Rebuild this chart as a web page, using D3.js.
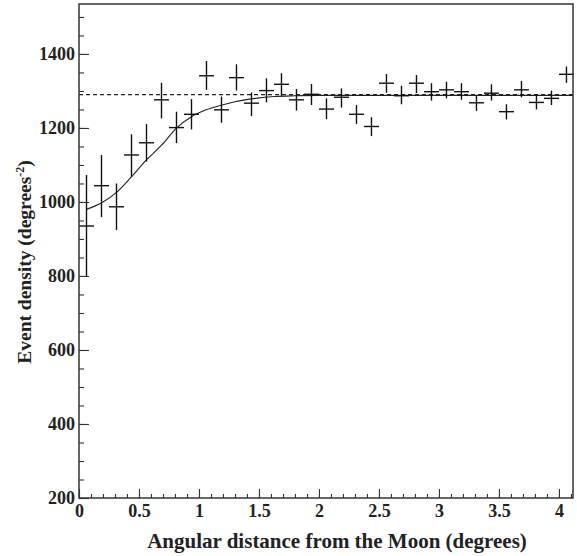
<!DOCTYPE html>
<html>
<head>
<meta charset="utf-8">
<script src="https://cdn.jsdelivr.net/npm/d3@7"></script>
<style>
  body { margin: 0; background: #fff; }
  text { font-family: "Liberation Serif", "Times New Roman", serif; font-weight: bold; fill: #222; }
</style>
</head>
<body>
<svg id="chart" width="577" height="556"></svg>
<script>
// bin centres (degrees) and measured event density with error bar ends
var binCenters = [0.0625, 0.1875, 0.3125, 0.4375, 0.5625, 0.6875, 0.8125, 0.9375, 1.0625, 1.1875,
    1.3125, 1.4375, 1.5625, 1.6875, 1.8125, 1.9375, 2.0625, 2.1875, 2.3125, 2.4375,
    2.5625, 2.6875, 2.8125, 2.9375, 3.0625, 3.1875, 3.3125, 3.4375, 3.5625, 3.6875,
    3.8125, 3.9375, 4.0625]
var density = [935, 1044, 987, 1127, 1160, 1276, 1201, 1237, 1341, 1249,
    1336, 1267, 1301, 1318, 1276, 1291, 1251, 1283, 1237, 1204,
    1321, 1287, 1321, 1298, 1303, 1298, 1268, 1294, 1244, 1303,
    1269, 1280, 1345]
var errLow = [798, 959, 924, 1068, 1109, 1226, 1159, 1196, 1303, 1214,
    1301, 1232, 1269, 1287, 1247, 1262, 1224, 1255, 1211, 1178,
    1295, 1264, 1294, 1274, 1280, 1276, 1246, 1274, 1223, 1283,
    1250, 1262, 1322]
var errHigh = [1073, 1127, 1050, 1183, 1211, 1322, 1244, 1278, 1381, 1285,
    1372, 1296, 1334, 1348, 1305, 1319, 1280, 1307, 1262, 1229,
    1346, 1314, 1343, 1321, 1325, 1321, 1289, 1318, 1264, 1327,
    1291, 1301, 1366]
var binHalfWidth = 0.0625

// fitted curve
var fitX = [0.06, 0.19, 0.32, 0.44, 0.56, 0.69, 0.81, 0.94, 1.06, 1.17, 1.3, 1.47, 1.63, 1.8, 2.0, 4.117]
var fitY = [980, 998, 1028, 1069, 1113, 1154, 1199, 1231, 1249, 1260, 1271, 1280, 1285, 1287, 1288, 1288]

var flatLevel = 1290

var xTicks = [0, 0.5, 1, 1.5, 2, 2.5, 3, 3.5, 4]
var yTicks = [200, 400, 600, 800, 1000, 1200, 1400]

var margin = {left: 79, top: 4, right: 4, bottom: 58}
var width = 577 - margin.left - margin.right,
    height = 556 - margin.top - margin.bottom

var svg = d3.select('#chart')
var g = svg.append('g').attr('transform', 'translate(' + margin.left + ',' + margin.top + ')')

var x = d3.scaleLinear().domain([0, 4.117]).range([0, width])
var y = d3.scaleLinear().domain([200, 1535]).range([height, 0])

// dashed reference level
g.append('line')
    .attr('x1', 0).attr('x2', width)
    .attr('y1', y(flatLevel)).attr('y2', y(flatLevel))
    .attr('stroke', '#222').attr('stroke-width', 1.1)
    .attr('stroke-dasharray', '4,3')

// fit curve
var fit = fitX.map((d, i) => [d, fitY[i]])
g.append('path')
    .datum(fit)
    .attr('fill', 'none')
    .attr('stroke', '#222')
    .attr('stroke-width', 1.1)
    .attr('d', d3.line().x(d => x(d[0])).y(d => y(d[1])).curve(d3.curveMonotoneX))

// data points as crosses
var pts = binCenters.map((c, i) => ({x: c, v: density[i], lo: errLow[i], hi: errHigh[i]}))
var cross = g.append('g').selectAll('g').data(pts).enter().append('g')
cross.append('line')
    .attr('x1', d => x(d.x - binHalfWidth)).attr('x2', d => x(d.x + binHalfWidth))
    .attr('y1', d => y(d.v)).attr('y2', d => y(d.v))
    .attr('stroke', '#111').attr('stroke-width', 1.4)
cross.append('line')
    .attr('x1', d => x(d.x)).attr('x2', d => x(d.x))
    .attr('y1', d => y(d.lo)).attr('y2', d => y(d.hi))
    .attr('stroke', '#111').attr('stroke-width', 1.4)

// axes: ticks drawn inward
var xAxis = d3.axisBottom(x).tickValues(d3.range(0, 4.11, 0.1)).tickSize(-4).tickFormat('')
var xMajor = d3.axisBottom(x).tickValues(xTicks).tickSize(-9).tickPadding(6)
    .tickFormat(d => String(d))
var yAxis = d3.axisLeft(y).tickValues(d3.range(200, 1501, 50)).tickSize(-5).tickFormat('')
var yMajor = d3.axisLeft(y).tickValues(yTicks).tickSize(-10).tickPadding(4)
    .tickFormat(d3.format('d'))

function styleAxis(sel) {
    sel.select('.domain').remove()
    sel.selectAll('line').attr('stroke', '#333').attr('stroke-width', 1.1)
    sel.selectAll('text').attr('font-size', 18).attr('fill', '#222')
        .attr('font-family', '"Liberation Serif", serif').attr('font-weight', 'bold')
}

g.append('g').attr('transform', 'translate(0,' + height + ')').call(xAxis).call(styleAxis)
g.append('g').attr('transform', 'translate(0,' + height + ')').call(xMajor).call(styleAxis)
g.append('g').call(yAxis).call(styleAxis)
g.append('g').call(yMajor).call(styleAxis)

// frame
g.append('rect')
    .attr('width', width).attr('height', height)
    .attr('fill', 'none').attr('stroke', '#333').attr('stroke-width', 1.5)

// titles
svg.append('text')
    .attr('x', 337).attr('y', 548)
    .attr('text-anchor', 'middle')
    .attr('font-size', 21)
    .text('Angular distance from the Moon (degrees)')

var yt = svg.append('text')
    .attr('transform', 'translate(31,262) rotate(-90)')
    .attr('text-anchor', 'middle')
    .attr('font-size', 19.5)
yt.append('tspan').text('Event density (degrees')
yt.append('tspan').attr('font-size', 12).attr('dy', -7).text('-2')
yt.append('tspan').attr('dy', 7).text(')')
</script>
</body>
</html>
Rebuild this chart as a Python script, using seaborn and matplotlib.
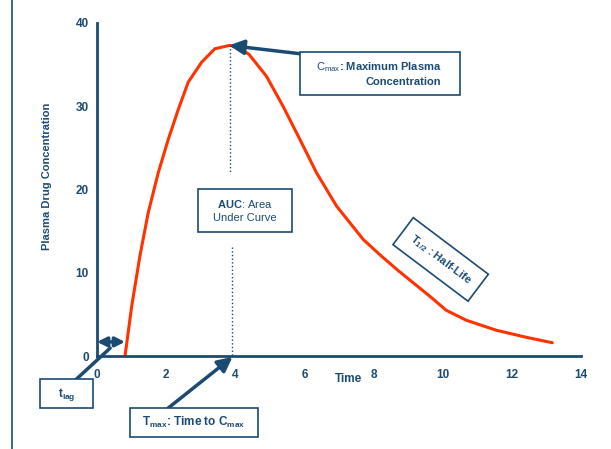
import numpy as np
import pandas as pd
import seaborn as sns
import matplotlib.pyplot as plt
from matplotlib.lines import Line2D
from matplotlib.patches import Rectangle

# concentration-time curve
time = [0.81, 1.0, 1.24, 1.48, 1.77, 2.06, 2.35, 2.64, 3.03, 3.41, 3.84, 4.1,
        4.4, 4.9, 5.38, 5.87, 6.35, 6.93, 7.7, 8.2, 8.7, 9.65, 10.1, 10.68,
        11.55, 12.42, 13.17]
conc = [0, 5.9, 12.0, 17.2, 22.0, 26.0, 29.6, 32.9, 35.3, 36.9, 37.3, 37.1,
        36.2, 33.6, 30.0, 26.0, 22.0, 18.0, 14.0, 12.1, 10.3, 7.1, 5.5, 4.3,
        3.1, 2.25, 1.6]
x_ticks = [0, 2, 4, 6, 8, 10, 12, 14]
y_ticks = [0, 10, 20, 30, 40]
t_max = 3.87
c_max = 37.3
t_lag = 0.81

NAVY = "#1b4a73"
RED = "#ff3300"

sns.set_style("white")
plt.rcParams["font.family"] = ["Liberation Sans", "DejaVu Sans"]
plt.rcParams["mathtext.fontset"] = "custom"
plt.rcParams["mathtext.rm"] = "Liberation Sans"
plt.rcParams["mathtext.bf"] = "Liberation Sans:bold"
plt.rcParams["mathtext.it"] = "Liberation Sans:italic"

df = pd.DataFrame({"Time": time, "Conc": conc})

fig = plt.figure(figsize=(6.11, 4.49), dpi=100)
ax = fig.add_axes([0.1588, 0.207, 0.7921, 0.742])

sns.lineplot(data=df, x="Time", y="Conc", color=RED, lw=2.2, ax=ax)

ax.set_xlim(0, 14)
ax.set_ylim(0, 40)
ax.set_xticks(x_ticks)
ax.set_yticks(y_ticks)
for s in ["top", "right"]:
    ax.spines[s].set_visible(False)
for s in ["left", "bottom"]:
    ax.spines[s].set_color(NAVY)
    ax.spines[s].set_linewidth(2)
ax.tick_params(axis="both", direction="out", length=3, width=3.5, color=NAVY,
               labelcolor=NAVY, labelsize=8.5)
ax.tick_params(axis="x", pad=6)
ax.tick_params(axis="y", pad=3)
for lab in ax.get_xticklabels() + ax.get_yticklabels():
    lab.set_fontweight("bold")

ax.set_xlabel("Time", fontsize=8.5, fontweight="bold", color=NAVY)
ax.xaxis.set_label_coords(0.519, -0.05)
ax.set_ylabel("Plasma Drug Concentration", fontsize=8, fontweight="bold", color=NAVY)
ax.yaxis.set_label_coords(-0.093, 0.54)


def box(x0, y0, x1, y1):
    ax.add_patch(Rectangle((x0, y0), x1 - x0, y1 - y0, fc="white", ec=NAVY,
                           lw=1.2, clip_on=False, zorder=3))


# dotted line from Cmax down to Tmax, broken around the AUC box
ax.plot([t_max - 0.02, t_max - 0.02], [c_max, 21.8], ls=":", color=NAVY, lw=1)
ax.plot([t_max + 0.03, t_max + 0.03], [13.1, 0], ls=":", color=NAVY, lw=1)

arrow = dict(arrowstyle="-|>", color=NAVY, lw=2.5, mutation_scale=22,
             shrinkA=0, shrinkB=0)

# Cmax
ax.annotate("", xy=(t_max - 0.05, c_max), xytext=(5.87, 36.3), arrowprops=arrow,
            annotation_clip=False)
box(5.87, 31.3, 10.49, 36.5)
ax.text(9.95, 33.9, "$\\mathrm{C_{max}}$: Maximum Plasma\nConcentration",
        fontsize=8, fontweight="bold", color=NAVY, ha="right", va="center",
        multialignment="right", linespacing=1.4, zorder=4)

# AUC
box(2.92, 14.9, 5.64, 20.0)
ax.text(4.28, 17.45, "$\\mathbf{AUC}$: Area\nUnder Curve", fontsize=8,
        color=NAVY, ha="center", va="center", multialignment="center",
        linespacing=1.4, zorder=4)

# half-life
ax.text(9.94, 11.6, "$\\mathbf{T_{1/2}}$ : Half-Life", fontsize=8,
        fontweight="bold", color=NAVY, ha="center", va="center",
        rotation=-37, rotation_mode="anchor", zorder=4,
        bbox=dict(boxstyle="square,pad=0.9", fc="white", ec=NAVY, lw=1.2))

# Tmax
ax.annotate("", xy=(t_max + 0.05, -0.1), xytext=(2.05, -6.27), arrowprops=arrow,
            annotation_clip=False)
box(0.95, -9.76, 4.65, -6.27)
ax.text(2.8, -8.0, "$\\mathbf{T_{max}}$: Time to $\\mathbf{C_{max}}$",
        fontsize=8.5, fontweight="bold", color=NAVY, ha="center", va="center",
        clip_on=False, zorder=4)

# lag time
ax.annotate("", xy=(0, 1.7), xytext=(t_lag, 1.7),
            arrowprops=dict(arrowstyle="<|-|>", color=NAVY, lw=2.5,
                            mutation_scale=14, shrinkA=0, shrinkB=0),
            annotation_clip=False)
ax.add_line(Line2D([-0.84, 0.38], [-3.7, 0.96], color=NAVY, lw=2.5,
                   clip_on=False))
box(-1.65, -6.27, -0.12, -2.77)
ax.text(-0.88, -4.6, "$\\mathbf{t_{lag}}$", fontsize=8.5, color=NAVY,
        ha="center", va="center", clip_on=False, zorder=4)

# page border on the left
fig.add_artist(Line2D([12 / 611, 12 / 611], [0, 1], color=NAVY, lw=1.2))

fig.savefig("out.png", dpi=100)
★ ★ ★ ★ ★
▸ Directions for this task
From the records above, quote word for word only the lines beginning at the line that has "Rebuild this chart as a Python" and stopping after the line that has "color=RED, lw=2.2, ax=ax)". Omit the pictures.

▸ Exercise result
Rebuild this chart as a Python script, using seaborn and matplotlib.
import numpy as np
import pandas as pd
import seaborn as sns
import matplotlib.pyplot as plt
from matplotlib.lines import Line2D
from matplotlib.patches import Rectangle

# concentration-time curve
time = [0.81, 1.0, 1.24, 1.48, 1.77, 2.06, 2.35, 2.64, 3.03, 3.41, 3.84, 4.1,
        4.4, 4.9, 5.38, 5.87, 6.35, 6.93, 7.7, 8.2, 8.7, 9.65, 10.1, 10.68,
        11.55, 12.42, 13.17]
conc = [0, 5.9, 12.0, 17.2, 22.0, 26.0, 29.6, 32.9, 35.3, 36.9, 37.3, 37.1,
        36.2, 33.6, 30.0, 26.0, 22.0, 18.0, 14.0, 12.1, 10.3, 7.1, 5.5, 4.3,
        3.1, 2.25, 1.6]
x_ticks = [0, 2, 4, 6, 8, 10, 12, 14]
y_ticks = [0, 10, 20, 30, 40]
t_max = 3.87
c_max = 37.3
t_lag = 0.81

NAVY = "#1b4a73"
RED = "#ff3300"

sns.set_style("white")
plt.rcParams["font.family"] = ["Liberation Sans", "DejaVu Sans"]
plt.rcParams["mathtext.fontset"] = "custom"
plt.rcParams["mathtext.rm"] = "Liberation Sans"
plt.rcParams["mathtext.bf"] = "Liberation Sans:bold"
plt.rcParams["mathtext.it"] = "Liberation Sans:italic"

df = pd.DataFrame({"Time": time, "Conc": conc})

fig = plt.figure(figsize=(6.11, 4.49), dpi=100)
ax = fig.add_axes([0.1588, 0.207, 0.7921, 0.742])

sns.lineplot(data=df, x="Time", y="Conc", color=RED, lw=2.2, ax=ax)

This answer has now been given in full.